Consuming moderate levels of alcohol can help improve immunity and the body's ability to fight infections, a new study says.
Researchers from the University of California, Riverside in the US reached the conclusion after the year-long experiments they conducted on monkeys. For the study, Ilhem Messaoudi and colleagues included 12 rhesus macaques. All animals received small pox vaccination and were trained to self-consume either 4 percent of ethanol or sugar water every day. The animals received their second dose of small pox vaccine in the seventh month of the study.

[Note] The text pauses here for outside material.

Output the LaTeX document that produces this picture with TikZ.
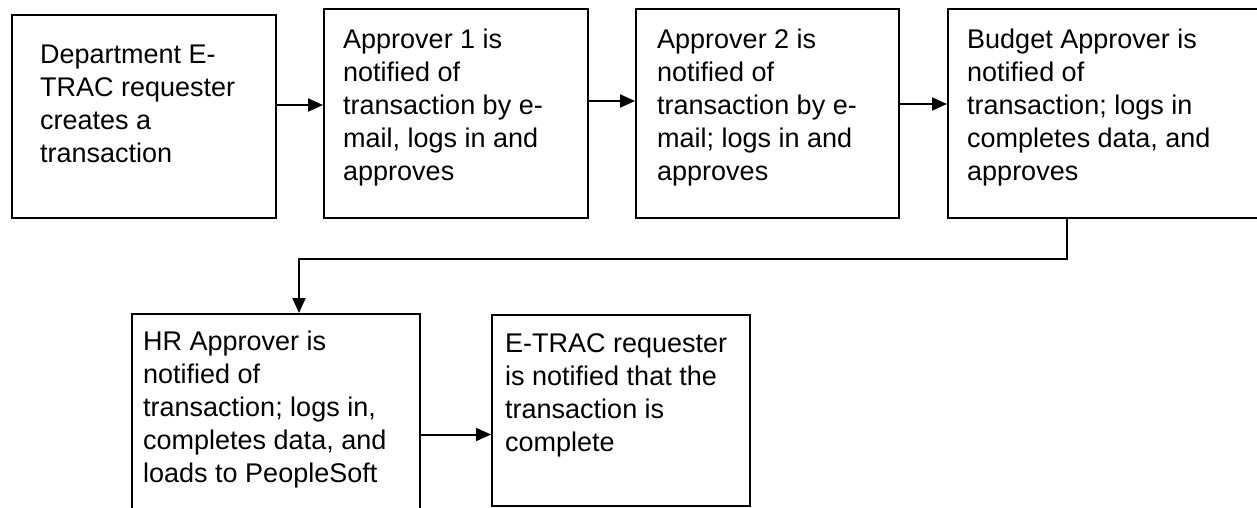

As the experiment continued, by nine months, some of the monkeys started taking more ethanol daily, making them heavy drinkers. Based on the drinking habit, monkeys were divided into three groups, moderate drinkers (below legal limit with a blood ethanol concentration (BEC) of 0.02-0.04), heavy drinkers (BEC above 0.08) and non-drinkers (control group).
At the end of the 14-month study, animals in the heavy drinking group and the moderate drinking group showed great differences the way their body responded to vaccines. Heavy drinkers had a greatly reduced vaccine response, while the moderate drinkers showed a better vaccine response.
"It has been known for a long time that moderate alcohol consumption is associated with lower mortality," Messaoudi, said in a news release. "Our study, conducted on non-human primates, shows for the first time that voluntary moderate alcohol consumption boosts immune responses to vaccination."
However, the authors cautioned people who are at greater risk of alcohol abuse, not to experiment their findings. "If you have a family history of alcohol abuse, or are at risk, or have been an abuser in the past, we are not recommending you go out and drink to improve your immune system!" Messaoudi said. "But for the average person that has, say, a glass of wine with dinner, it does seem, in general, to improve heath, and cardiovascular function in particular, and now we can add the immune system to that list."
The study has been published in the journal Vaccine.
The findings support countless studies that have highlighted the role of alcohol in improving life expectancy. A study reported in Alcoholism: Clinical and Experimental Research revealed that moderate drinking can help one live longer. In March 2012, Dr Jennifer Pai, from Brigham and Women's Hospital and Harvard Medical School in Boston reported that taking two drinks daily can help heart attack survivors live longer. Early this month, researchers from Tel Aviv University in Israel showed that exposure to ethanol helped improve length of telomeres, the sections of DNA found at the ends of chromosomes. Telomere shortening has long been known to damage immunity and increase risk of cancer.